Bruce Riedel
Sixty years ago, on July 11, 1961, an extraordinary state visit occurred at Mount Vernon, the home of America’s first president, George Washington. It was a summit meeting that still reverberates today.
It was First Lady Jacqueline Bouvier Kennedy who conceived of the summit at Mount Vernon between her husband John F. Kennedy and Pakistani President Mohammad Ayub Khan. She was inspired by the Kennedys’ visit to the Habsburgs’ Schönbrunn Palace in Vienna earlier in the year. She quietly approached the managers of the Mount Vernon estate, who eagerly agreed to host the Pakistanis. She also arranged for the jewelry store Tiffany’s to provide the flowers and decorations for the dinner.
Pakistan was an important partner for the United States in 1961, linked by treaty to the containment of the Soviet Union and China. The Central Intelligence Agency (CIA) flew U2 surveillance flights from Pakistani bases to monitor China’s emerging nuclear arsenal. The CIA also secretly supported Tibetan rebels fighting for independence from an airbase in what was then East Pakistan (now Bangladesh).

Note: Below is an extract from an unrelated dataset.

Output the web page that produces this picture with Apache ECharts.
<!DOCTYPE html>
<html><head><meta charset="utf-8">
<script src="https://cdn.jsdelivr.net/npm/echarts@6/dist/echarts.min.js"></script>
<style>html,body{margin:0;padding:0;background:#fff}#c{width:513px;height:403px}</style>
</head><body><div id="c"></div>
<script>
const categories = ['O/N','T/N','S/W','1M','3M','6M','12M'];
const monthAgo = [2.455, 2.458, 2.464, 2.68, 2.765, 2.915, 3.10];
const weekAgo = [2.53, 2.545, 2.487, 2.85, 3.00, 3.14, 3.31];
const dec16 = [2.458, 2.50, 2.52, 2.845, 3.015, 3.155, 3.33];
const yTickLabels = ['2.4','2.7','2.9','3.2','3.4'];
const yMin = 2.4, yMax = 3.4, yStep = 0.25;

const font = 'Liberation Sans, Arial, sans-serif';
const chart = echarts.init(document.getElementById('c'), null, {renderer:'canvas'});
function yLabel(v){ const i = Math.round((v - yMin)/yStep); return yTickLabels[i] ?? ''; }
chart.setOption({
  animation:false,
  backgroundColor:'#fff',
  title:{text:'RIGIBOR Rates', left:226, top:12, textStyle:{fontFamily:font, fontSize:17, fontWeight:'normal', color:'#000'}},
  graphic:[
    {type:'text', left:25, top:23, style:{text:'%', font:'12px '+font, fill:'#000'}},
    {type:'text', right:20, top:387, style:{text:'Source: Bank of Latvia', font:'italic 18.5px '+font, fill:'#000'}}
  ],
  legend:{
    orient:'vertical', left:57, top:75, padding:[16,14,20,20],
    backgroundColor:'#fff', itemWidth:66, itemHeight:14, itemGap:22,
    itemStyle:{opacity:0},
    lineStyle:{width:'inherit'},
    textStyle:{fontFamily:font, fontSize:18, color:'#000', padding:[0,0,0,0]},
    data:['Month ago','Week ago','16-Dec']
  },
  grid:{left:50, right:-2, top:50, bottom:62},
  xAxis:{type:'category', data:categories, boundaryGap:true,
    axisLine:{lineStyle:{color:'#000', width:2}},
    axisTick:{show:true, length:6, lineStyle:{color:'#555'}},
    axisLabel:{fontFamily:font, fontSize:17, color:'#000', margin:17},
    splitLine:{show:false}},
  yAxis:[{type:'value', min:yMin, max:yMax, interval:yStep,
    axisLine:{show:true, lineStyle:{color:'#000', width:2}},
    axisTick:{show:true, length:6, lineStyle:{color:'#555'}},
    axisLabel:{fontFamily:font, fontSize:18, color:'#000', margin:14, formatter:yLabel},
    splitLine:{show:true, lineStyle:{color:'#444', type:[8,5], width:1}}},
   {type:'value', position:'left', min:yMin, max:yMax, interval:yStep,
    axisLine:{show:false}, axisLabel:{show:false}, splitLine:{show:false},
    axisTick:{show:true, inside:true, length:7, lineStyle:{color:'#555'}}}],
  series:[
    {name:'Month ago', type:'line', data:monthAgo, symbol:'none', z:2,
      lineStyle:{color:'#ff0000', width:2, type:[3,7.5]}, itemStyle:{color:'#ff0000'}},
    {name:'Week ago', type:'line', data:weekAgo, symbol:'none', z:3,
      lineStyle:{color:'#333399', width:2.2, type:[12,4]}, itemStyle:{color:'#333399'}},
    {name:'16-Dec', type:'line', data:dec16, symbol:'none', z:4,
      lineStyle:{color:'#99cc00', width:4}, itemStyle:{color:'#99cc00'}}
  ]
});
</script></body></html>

Ayub Khan had just suspended Pakistani cooperation with the Tibet covert operation because Kennedy had promised India a large economic aid package and signaled that a closer relationship with New Delhi was coming. The Pakistani dictator was against a closer American relationship with India. Shutting down the Tibet operation was a quiet behind the scenes way of expressing unease with Kennedy’s tilting towards India.
At the request of Director of Central Intelligence Allen Dulles, JFK took Ayub Khan for a private one-on-one stroll in the mansion garden and asked the Pakistani leader to reopen the airbase for secret resupply flights to the rebels in Tibet. Ayub Khan agreed but asked for a commitment that no American military equipment would ever be provided to India without prior consultation with Pakistan. Kennedy agreed.
The dinner was a great success. The best and brightest of the new administration were there. The main course was poulet chasseur made in the White House and then reheated in a portable army kitchen in the grounds of the mansion.
The next spring Mrs. Kennedy traveled to India and Pakistan. It was the first trip abroad alone by a first lady in the television age. She dazzled viewers everywhere, including back home.
In October 1962, at the height of the Cuban missile crisis, China invaded India. As I have written in my book “JFK’s Forgotten Crisis: Tibet, the CIA, and the Sino-Indian War,” Kennedy managed two huge and dangerous crises on opposite sides of the globe. The Indians appealed for American weapons, Kennedy ignored his promise to Ayub Khan, and a massive supply of arms flowed into India. Moreover, Kennedy made it clear that the United States would not tolerate Pakistani attempts to take advantage of India’s predicament in disputed Kashmir. The president was aided in handling the perilous crisis by his personal rapport with Ayub Khan created at Mount Vernon.
At the peak of crisis, Indian Prime Minister Jawaharlal Nehru asked Kennedy for American fighters, bombers, and their crews to join the fight against the Chinese. It was a momentous request. The United States would join in a war with China. Before Kennedy had to respond, the Chinese announced a unilateral cease-fire.
The 1962 crisis set in train the dynamics that would lead decades later to the geopolitics of today with the United States aligned with India and Pakistan aligned with China. It helped spark the nuclear arms race in Asia. The crisis resonates throughout Asia today.
Today Pakistan is the fifth most populous country in the world, with one of the most active nuclear weapons programs. It is China’s closest and most important ally. Relations with India remain tense. Most immediately, Pakistan is supporting the Taliban offensive designed to topple the Afghan government in Kabul after the American withdrawal, though it publicly says it wants a political solution, not a Taliban military victory. The Pakistani army gives the Taliban safe haven, arms, training, and logistical support which are crucial to their ability to operate.
President Joe Biden has yet to talk to Prime Minister Imran Khan once since taking office. Imran Khan has recently spoken publicly about Islamabad’s close ties to Beijing, praising it as a role model and defending its oppression of its Uyghur Muslims. Secretary of Defense Lloyd Austin has spoken with Pakistan’s Chief of the Army Staff General Qamar Javed Bajwa more than once but has yet to meet with him in person. For the Afghan withdrawal, it is probably too late to change Pakistan’s policy to back the Taliban. The puzzle is why the administration is not engaging more actively with this important country.